Ortaokul yıllarımda evden kaçarak gittiğim bisiklet tamircisinde bisiklete dâhil her şeyi öğrendim. Bisikletin insanoğlunun icat ettiği en mükemmel mekanik araç olduğu düşüncesindeyim. “Her insan tasarımcıdır” görüşüyle evimin balkonunda eskinin estetiği ile hayal gücünü birleştiren kişiye özel klasik bisiklet atölyesi Velespitbike’ı kurdum.

Evimin balkonunda tasarladığım bisikletleri sadece Instagram kanalını kullanarak Türkiye’nin dört bir tarafından gelen talepler doğrultusunda insanlarla buluşturuyorum. Bu işte beni en çok mutlu eden şey iyi işler yapmışlığın verdiği huzurla uyumak. İnsanların hayallerini gerçekleştirmek gerçekten tarif edilemez bir duygu. Velespitbike ile kendi hayalleri gerçekleştirmek istediğim bu noktada Marka Okulu ile tanıştım. Şunu gördüm ki, benim hayallerim Marka Okulu’dan aldığım eğitim ve edindiğim deneyim sayesinde gerçekleşecek. Yakın zaman içinde yatırım teklifi aldım ve yeni teklifler almaya devam ediyorum. Amacım en doğru yatırımı alarak Velespitbike klasik bisiklet konseptini hem bike cafe hem de seri üretim formuna getirmek ve Velespitbike’ı global bir marka haline getirmek.

Rana Kent / Butterplatz

Butterplatz, annem Eva Kent’in yarattığı nefis reçel kombinasyonları üzerine kurduğumuz bir marka. Büyükada bahçelerinden topladığımız meyve ve sebzeleri değişik baharatlar ve çiçeklerle kombinleyip yaptığımız reçeller yakın çevremiz tarafından her zaman çok sevildi ve bu konuda ciddi bir şey yapmamız gerektiğiyle ilgili teşvikler almaya başladık. Bu konuda bana cesaret veren ve bizi harekete geçiren, Bilgi Üniversitesi Marka Okulu’nda Gresi Sanje tarafından verilen Girişimcilik dersini almaya başlamam oldu. Derste öğrendiklerim sayesinde markamıza bir yol çizebildik. Küçük ama emin adımlarla markamızı oluşturmaya başladık. Yaklaşık bir senedir aktif olarak yürüttüğümüz reçel markamız Butterplatz, gün geçtikçe daha güzel yerlere geliyor ve hayallerimiz büyüyor. Markamızla henüz tanışmadıysanız; karabaş lavantalı kayısı veya şampanyalı portakal reçellerimizi kahvaltıda, acı biberli kavun ve soğan reçellerimizi ise akşam yemeğinde denemenizi tavsiye ederiz.
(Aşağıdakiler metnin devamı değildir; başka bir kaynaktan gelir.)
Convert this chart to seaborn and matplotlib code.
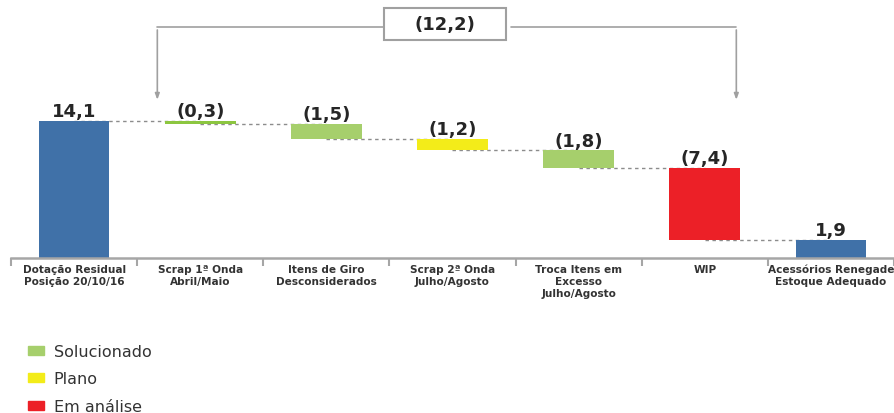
import matplotlib
matplotlib.use("Agg")
import matplotlib.pyplot as plt
import matplotlib.patches as mpatches
import numpy as np
import pandas as pd
import seaborn as sns

# Dados da cascata (milhões)
categorias = ["Dotação Residual\nPosição 20/10/16", "Scrap 1ª Onda\nAbril/Maio",
              "Itens de Giro\nDesconsiderados", "Scrap 2ª Onda\nJulho/Agosto",
              "Troca Itens em\nExcesso\nJulho/Agosto", "WIP",
              "Acessórios Renegade\nEstoque Adequado"]
variacoes = [14.1, -0.3, -1.5, -1.2, -1.8, -7.4, 1.9]
tipos = ["total", "Solucionado", "Solucionado", "Plano", "Solucionado", "Em análise", "total"]
rotulos = ["14,1", "(0,3)", "(1,5)", "(1,2)", "(1,8)", "(7,4)", "1,9"]
total_reducao = "(12,2)"

cores_tipo = {"total": "#4071A8", "Solucionado": "#A6CF6C", "Plano": "#F3EC19", "Em análise": "#EC2027"}
cores = [cores_tipo[t] for t in tipos]
cores[1] = "#8CC640"

# bases e alturas de cada barra
topo, base = [], []
nivel = 0.0
for i, v in enumerate(variacoes):
    if tipos[i] == "total":
        base.append(0.0)
        topo.append(v)
        nivel = v
    else:
        base.append(nivel + v)
        topo.append(nivel)
        nivel = nivel + v
df = pd.DataFrame({"cat": categorias, "altura": np.array(topo) - np.array(base), "base": base, "topo": topo})

sns.set_style("white")
fig = plt.figure(figsize=(8.94, 4.14), dpi=100)
ax = fig.add_axes([0.0123, 0.374, 0.9877, 0.626])

sns.barplot(data=df, x="cat", y="altura", bottom=df["base"].values, width=0.56,
            errorbar=None, ax=ax, linewidth=0, color=cores_tipo["total"], saturation=1)
for p, c in zip(ax.patches, cores):
    p.set_facecolor(c)

ax.set_xlim(-0.5, 6.5)
ax.set_ylim(0, 26.65)

# ligações tracejadas
niveis = [14.1, 13.8, 12.3, 11.1, 9.3, 1.9]
for i, y in enumerate(niveis):
    ax.plot([i, i + 1], [y, y], color="#8C8C8C", lw=1, ls=(0, (2.5, 2.5)), zorder=0)

# rótulos de valor
for i, r in enumerate(rotulos):
    ax.annotate(r, (i, df["topo"][i]), xytext=(0, 0.5), textcoords="offset points",
                ha="center", va="bottom", fontsize=13, fontweight="bold", color="#262626")

# chave superior com total
ax.add_patch(mpatches.Rectangle((2.455, 22.4), 0.97, 3.3, fill=False, ec="#A0A0A0", lw=1.5))
ax.text(2.94, 24.05, total_reducao, ha="center", va="center", fontsize=13,
        fontweight="bold", color="#262626")
ax.annotate("", xy=(0.66, 16.0), xytext=(0.66, 23.75),
            arrowprops=dict(arrowstyle="-|>,head_length=0.35,head_width=0.13", color="#A0A0A0", lw=1.2))
ax.plot([0.66, 2.455], [23.75, 23.75], color="#A0A0A0", lw=1.2)
ax.plot([3.465, 5.25], [23.75, 23.75], color="#A0A0A0", lw=1.2)
ax.annotate("", xy=(5.25, 16.0), xytext=(5.25, 23.75),
            arrowprops=dict(arrowstyle="-|>,head_length=0.35,head_width=0.13", color="#A0A0A0", lw=1.2))

# eixos
sns.despine(ax=ax, left=True, top=True, right=True)
ax.spines["bottom"].set_color("#A6A6A6")
ax.spines["bottom"].set_linewidth(1.8)
ax.set_yticks([])
ax.set_xlabel("")
ax.set_ylabel("")
ax.set_xticks(range(7))
ax.set_xticklabels(categorias, fontsize=7.6, fontweight="bold", color="#333333", linespacing=1.25)
ax.tick_params(axis="x", which="major", length=0, pad=4)
ax.set_xticks(np.arange(-0.5, 7, 1), minor=True)
ax.tick_params(axis="x", which="minor", bottom=True, length=6, color="#A6A6A6", width=1.5)

# legenda
handles = [mpatches.Patch(color=cores_tipo[k]) for k in ["Solucionado", "Plano", "Em análise"]]
fig.legend(handles, ["Solucionado", "Plano", "Em análise"], loc="upper left",
           bbox_to_anchor=(0.022, 0.186), frameon=False, fontsize=11.5,
           handlelength=1.05, handleheight=0.47, handletextpad=0.58, labelspacing=0.78,
           labelcolor="#333333", borderpad=0)

fig.savefig("out.png", dpi=100)
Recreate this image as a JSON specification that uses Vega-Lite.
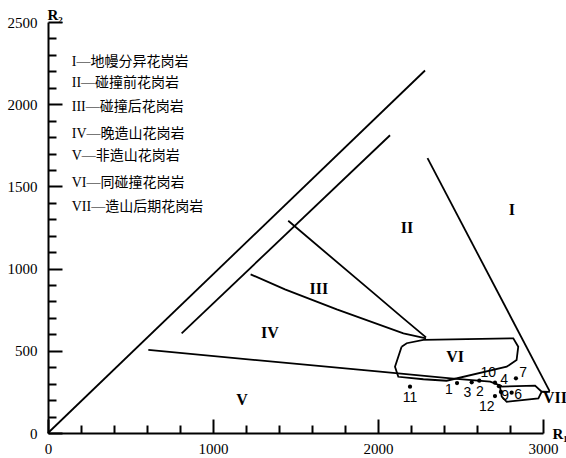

Yiğithan Erkut / mutfakinsanlari.com

Sabancı Üniversitesi Ekonomi Bölümünden mezun olduktan sonra bankacılık sektöründe kariyerime başladım. 2,5 yıl pazarlama tecrübesi edindikten sonra üniversite arkadaşım Ayberk Şendur ile “Mutfakinsanlari.com” internet sitesini kurdum. Ülkemiz gastronomi konusunda ciddi bir birikime sahip. Ancak sahip olduğumuz bu değerleri gerek yurt içinde gerekse yurt dışında tanıtma ve gelecek nesillere aktarma konusunda yeterli faaliyetlerde bulunulmuyor. Her bir yöremizin farklı kültür hazinelerine sahip olmasına rağmen bilgi paylaşılmadığı ve aktarılmadığı için yavaş yavaş yok oluyor ve yerini hamburger ya da pizza gibi reçetelere bırakıyor. Biz bu sorundan yola çıkarak insanların bilgi ve tecrübelerini hızlı bir şekilde paylaşabilecekleri, sektör profesyonelleri ile iletişime geçebilecekleri ve gastronomi üzerine konuşabilecekleri bir platform kurduk. Henüz 8 aylık bir internet sitesi olmamıza rağmen 200’den fazla videolu, 400’den fazla yazılı içerik yayınladık ve günlük ortalama bin ziyaretçi trafiğine ulaştık. Kendimize özgü bir tarz ile hazırlamış olduğumuz videolu içerikler sayesinde 900’den fazla üyeye ulaştık ve her geçen gün organik büyümemize devam ediyoruz.